Interrogato, infine, a partire da un passaggio del suo libro Gente di Pasqua, in cui ribadisce che la fede non si misura dalla quantità di persone, ma dalla qualità della loro adesione al Vangelo a Cristo, il cardinale Tagle ha accennato a una sua esperienza, narrando della predicazione di un ciclo di esercizi spirituali in Cambogia, “ove la Chiesa è un piccolo gregge”. 50 sacerdoti per tutto il Paese, con pochi parrocchiani. “Però c’era una gioia, una vitalità, una speranza in questa parte del mondo dove Gesù è quasi sconosciuto… E Gesù è presente, la Chiesa vive! Questa testimonianza di fatica, coraggio, perseveranza, pazienza, non solo del sacerdote, ma anche di questa piccola comunità, per me è molto forte”. A Manila si contano invece 14 milioni di cattolici, “ma il numero non è garanzia che la fede è profonda e che sia vissuta nella vita ordinaria, quotidiana”.
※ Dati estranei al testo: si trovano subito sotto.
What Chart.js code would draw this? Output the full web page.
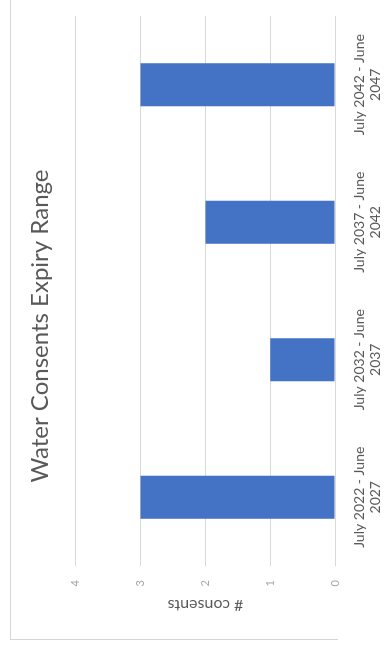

Infine una considerazione sul cristianesimo in Europa. “Durante il Sinodo dell’anno scorso, sulla Nuova Evangelizzazione per la trasmissione della fede, ho udito spesso dai vescovi europei l’espressione ‘stanchezza della Chiesa’… Ma stanca di che? La Chiesa è giovane! Qual è la ragione di questa stanchezza? Mi pare che essa sia motivata dall’incapacità di dire che forse lo Spirito Santo ci invita ad una nuova forma di essere Chiesa, perché se nella mente esiste una sola immagine, una sola idea di Chiesa, quando questa idea finisce la conclusione è che la Chiesa è morta… No, non è morta né la Chiesa, né la fede. In questa prospettiva la Chiesa non ha tempo per essere stanca, perché ogni giorno cerca la mano dello Spirito Santo, la via che la storia di Gesù vuole perseguire”.